Barbie
L’enjeu est bien loin
des centaines de milliers de morts suivant l’explosion des bombes d’Hiroshima et de Nagasaki… et de l’impression des esprits par le moyen de la violence et de la
peur. Mais l’enjeu de « Barbie » n’est-il pas au moins aussi important, celui de la formation des esprits par le moyen du jeu.
Dans la psychanalyse des contes de fées, Bruno Bettelheim énonçait : « …Et les contes de fées ont pour caractéristiques de poser des problèmes
existentiels en termes brefs et précis. L'enfant peut ainsi affronter ses problèmes dans leur formes essentielles, alors qu'une intrigue plus élaborée lui
compliquerait les choses… Le conte de fées simplifie toutes les situations. Ses personnages sont nettement dessinés. Tous les personnages correspondent à un type,
ils n'ont rien d'unique. »
Avant tout, avant de tirer les leçons de ce film, il faut dire à quel point le scénario, la mise en scène et les acteurs « collent » admirablement avec
le propos et surtout avec « Barbie, le jeu, avec Ken, le compagnon de jeu de Barbie » et avec leurs interprètes tout simplement extraordinaires
d’intelligence et de finesse.
Donc, le film traite de Barbie et de ses (més)aventures dans le monde réel. En vérité, tout est réel dans ce film, à commencer par la vie de poupée pour terminer
par les poupées dans la vie. Barbie n’est pas réelle ? Allez donc dire ça aux petites filles ! Barbie n’a pas de personnalité ? Allez donc expliquer
qu’une femme médecin, présidente, ingénieure, infirmière, agent de surface n’est qu’un machin uniformément reproduit sans égard pour le regard des petites filles.
Barbie, habituant celles-ci à se projeter dans des métiers, des comportements, une vie moderne ne les a-t-elles par libérées de la représentation traditionnelle de
la femme et de sa soumission à cette représentation formatée depuis la plus tendre enfance.
Les premières images du film sont tout simplement fabuleuses et, empruntant (largement) à celles du film de Kubrick « 2001, l’Odyssée de l’Espace »,
montrent la révolution « Barbie » et sa contribution à la réforme mentale des petites filles. Le personnage de « Ken », quant à lui,
introduirait l’idée que les hommes sont fondamentalement prétentieux, fats et … puérils.

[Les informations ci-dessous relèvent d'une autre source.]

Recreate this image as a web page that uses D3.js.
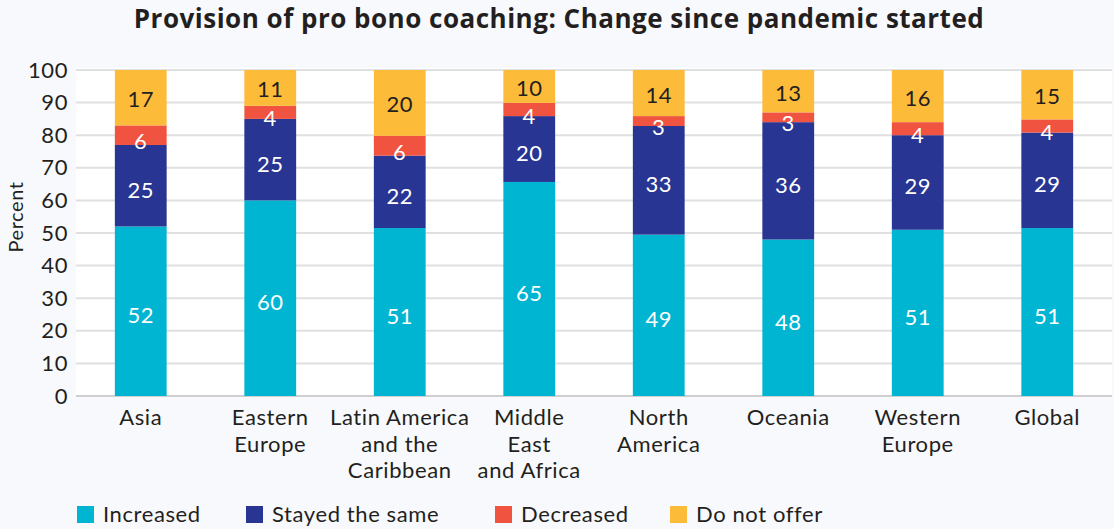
<!DOCTYPE html>
<html>
<head>
<meta charset="utf-8">
<script src="https://cdn.jsdelivr.net/npm/d3@7"></script>
<style>
  html, body { margin: 0; padding: 0; background: #f8f9fc; }
  svg { display: block; }
  text { font-family: "Lato", "Open Sans", sans-serif; fill: #231f20; letter-spacing: 0.6px; }
  text.title { font-family: "Open Sans", "Lato", sans-serif; letter-spacing: 0.5px; }
</style>
</head>
<body>
<svg id="chart" width="1114" height="529"></svg>
<script>
// Regions along the x axis (multi-line labels split on "|")
const regions = [
  "Asia",
  "Eastern|Europe",
  "Latin America|and the|Caribbean",
  "Middle|East|and Africa",
  "North|America",
  "Oceania",
  "Western|Europe",
  "Global"
];

// Share of respondents (percent) per response
const increased   = [52, 60, 51, 65, 49, 48, 51, 51];
const stayedSame  = [25, 25, 22, 20, 33, 36, 29, 29];
const decreased   = [6, 4, 6, 4, 3, 3, 4, 4];
const doNotOffer  = [17, 11, 20, 10, 14, 13, 16, 15];

const seriesNames = ["Increased", "Stayed the same", "Decreased", "Do not offer"];
const seriesColors = ["#00b5d2", "#283593", "#f05340", "#fdbb3a"];
const labelColors = ["#ffffff", "#ffffff", "#ffffff", "#231f20"];
const labelShift = [12, 12, 14, 9.5];

const yTicks = [0, 10, 20, 30, 40, 50, 60, 70, 80, 90, 100];

const seriesValues = [increased, stayedSame, decreased, doNotOffer];
const rows = regions.map((r, i) => {
  const row = { region: r };
  seriesNames.forEach((s, k) => row[s] = seriesValues[k][i]);
  return row;
});

const svg = d3.select("#chart");
const margin = { top: 70, right: 2, bottom: 133, left: 76 };
const W = 1114, H = 529;
const plotW = W - margin.left - margin.right;
const plotH = H - margin.top - margin.bottom;
const FS = 22;

const x = d3.scaleBand().domain(regions).range([margin.left, margin.left + plotW]).paddingInner(0.6).paddingOuter(0.3);
const y = d3.scaleLinear().domain([0, 100]).range([margin.top + plotH, margin.top]);

// White plot panel
svg.append("rect")
  .attr("x", margin.left).attr("y", margin.top - 2)
  .attr("width", plotW).attr("height", plotH + 2)
  .attr("fill", "#ffffff");

// Title
svg.append("text")
  .attr("class", "title")
  .attr("x", 559).attr("y", 28)
  .attr("text-anchor", "middle")
  .attr("font-size", 26).attr("font-weight", "bold")
  .text("Provision of pro bono coaching: Change since pandemic started");

// Gridlines
svg.append("g").selectAll("line").data(yTicks).join("line")
  .attr("x1", margin.left).attr("x2", margin.left + plotW)
  .attr("y1", d => y(d)).attr("y2", d => y(d))
  .attr("stroke", d => d === 0 ? "#cfcfcf" : "#e0e0e0")
  .attr("stroke-width", 2);

// Y axis tick labels
const yAxis = d3.axisLeft(y).tickValues(yTicks).tickSize(0).tickPadding(8);
const gy = svg.append("g").attr("transform", `translate(${margin.left},0)`).call(yAxis);
gy.select(".domain").remove();
gy.selectAll("text").attr("font-size", FS).attr("fill", "#231f20")
  .style("font-family", "Lato, 'Open Sans', sans-serif");

// Y axis title
svg.append("text")
  .attr("transform", `translate(23,217) rotate(-90)`)
  .attr("text-anchor", "middle")
  .attr("font-size", 20)
  .text("Percent");

// Stacked bars, each region's responses shown as shares of 100%
const stack = d3.stack().keys(seriesNames).offset(d3.stackOffsetExpand);
const layers = stack(rows);
const pct = v => y(v * 100);

const gBars = svg.append("g");
layers.forEach((layer, k) => {
  gBars.append("g").selectAll("rect").data(layer).join("rect")
    .attr("x", d => x(d.data.region))
    .attr("width", x.bandwidth())
    .attr("y", d => pct(d[1]))
    .attr("height", d => pct(d[0]) - pct(d[1]))
    .attr("fill", seriesColors[k]);
});

// Segment value labels
layers.forEach((layer, k) => {
  gBars.append("g").selectAll("text").data(layer).join("text")
    .attr("x", d => x(d.data.region) + x.bandwidth() / 2)
    .attr("y", d => (pct(d[0]) + pct(d[1])) / 2 + labelShift[k])
    .attr("text-anchor", "middle")
    .attr("font-size", FS)
    .style("fill", labelColors[k])
    .text(d => d.data[seriesNames[k]]);
});

// X axis category labels
const gx = svg.append("g");
regions.forEach(r => {
  const t = gx.append("text")
    .attr("x", x(r) + x.bandwidth() / 2)
    .attr("y", 425)
    .attr("text-anchor", "middle")
    .attr("font-size", FS);
  r.split("|").forEach((line, i) => {
    t.append("tspan").attr("x", x(r) + x.bandwidth() / 2)
      .attr("dy", i === 0 ? 0 : 26.6).text(line);
  });
});

// Legend
const legendX = [77, 246, 495, 670];
const legend = svg.append("g");
seriesNames.forEach((s, k) => {
  legend.append("rect")
    .attr("x", legendX[k]).attr("y", 506)
    .attr("width", 17).attr("height", 17)
    .attr("fill", seriesColors[k]);
  legend.append("text")
    .attr("x", legendX[k] + 26).attr("y", 522)
    .attr("font-size", FS)
    .text(s);
});
</script>
</body>
</html>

Ce serait donc là le principal message du film ? Pas du tout, Barbie, propulsée dans le monde « réel » se trouve confrontée à des petites filles qui
lui reprochent d’avoir tenté de leur imposer une vie de cliché, d’attentes impossibles à satisfaire et de soumission à des modèles artificiels. Barbie, n’est donc
pas la petite fille parfaite, comme avant elle le « poupon » n’était pas la poupée idéale. Tout s’écroulerait donc et Barbie, ne serait pas un mythe
fondateur mais une illusion collective manœuvrée par le grand capital et les forces d’oppression qui lui sont associées. La liberté des petites filles aura été
brimée et bridée. Leur esprit formaté pire que ce que pouvaient faire des gourous, pire que ce qu’ont fait les idéologies.
Comme les deux films précédents « Barbie » n’est pas une histoire qui finit tristement. Barbie, la poupée, finalement perdra en mythe, ce qu’elle gagnera
en idéal, devenant ainsi, un pont entre fragilité enfantine et liberté d’être de l’adulte.